Ante los primeros comentarios reprobatorios, la librera, la dependienta y yo triangulamos miradas cómplices que se podrían resumir así: hace una espléndida mañana de comienzo de otoño, el día es largo, la vida es corta, tomemos aire y no entremos al trapo. Pero los comentarios subieron de tono y se volvieron hirientes; abuela y madre se jaleaban, atónitas ante una sociedad que definitivamente ya no reconocían.

La librera probó a cerrar el tema formulando una tímida defensa de la diversidad en el mundo civilizado pero sólo consiguió alimentar una cólera de resentimiento añejo, de odio personal cocinado a fuego lento durante años. Cuando escuché comparar a los homosexuales con delincuentes supe que la paz de mi mañana de otoño se iba al traste. No quedaba otra.

Yo no fui sutil, no eran mis clientas, sí mis convecinas pero a esas alturas no me importaba que en adelante me negasen el saludo. Me identifiqué como profesora y les expliqué que el Día del Orgullo dejaría de figurar en los calendarios cuando no existiera ese rechazo atávico, contrario a los valores universales, que ellas mostraban hacia personas con el mismo derecho a la felicidad y a ser ellas mismas que las demás. Fue echar agua en aceite hirviendo.

Es difícil y casi innecesario resumir aquí la cascada de lugares comunes en los que ambas entraron a dúo: la educación disoluta, las chicas echadas a perder buscándose líos con hombres en las fiestas, los chicos incitados a ser gais? Articular respuestas a estas andanadas que vienen del milenario pozo de miedos y odios es absolutamente agotador, inútil y frustrante; suele dejarme una secuela emocional de días.

Más aún cuando miraba a la muchacha, hija y nieta de aquellas dos mujeres furibundas que, sin embargo, guardaba un mutismo que yo quise interpretar como contrariedad contenida por respeto a su familia. También quise imaginar a aquellas mujeres en actitud amorosa y protectora con la niña y luego a ella, ya mayor, sintiéndose querida pero sabiendo sacudirse por fin aquella mentalidad opresora, castradora, yerma. En definitiva, cortando en su generación la cadena de la abominación del otro.

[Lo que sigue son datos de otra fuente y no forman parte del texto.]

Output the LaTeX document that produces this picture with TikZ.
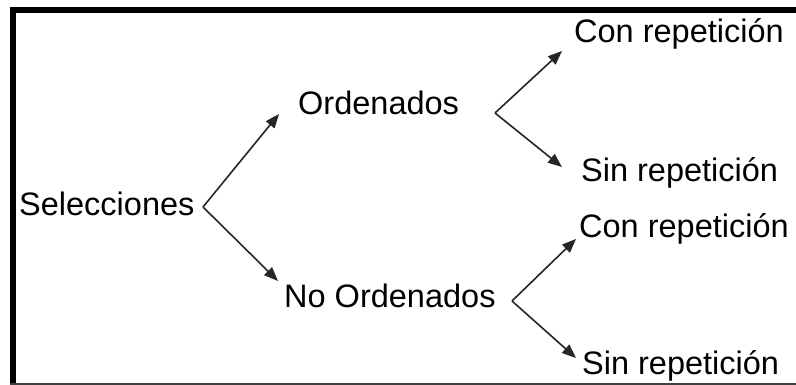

Mientras fabulaba una salida a la muchacha y a mi frustración, me escuché decir: si sacan a Franco del Valle de los Caídos pueden instalarlo en su sofá, estará como en casa. Me sentí aliviada y avergonzada a partes iguales, lo confieso. No es precisamente un cierre de altura intelectual sino ese callejón sin salida razonada al que llevan estas escaladas. Las mujeres optaron por irse, coléricas, mascullando fobias y sin una agenda decente que meter en la mochila a su niña. A día de hoy no sé si mi mención al dictador les halagó u ofendió.

Semanas después de aquella asociación mía de ideas veo que sin haber descaudillado el Valle de los Caídos, el tirano ha emergido en plazas, hogares, pensares y decires. En Asturias ya hay quien se ofrece a acoger sus restos, no porque no tengan familia propia que les dé dignidad privada sino, en el fondo, por el movimiento desatado de reivindicación de su figura. Cuidado, no es un reducto de nostálgicos, es el odio buscando resquicios para rearmarse.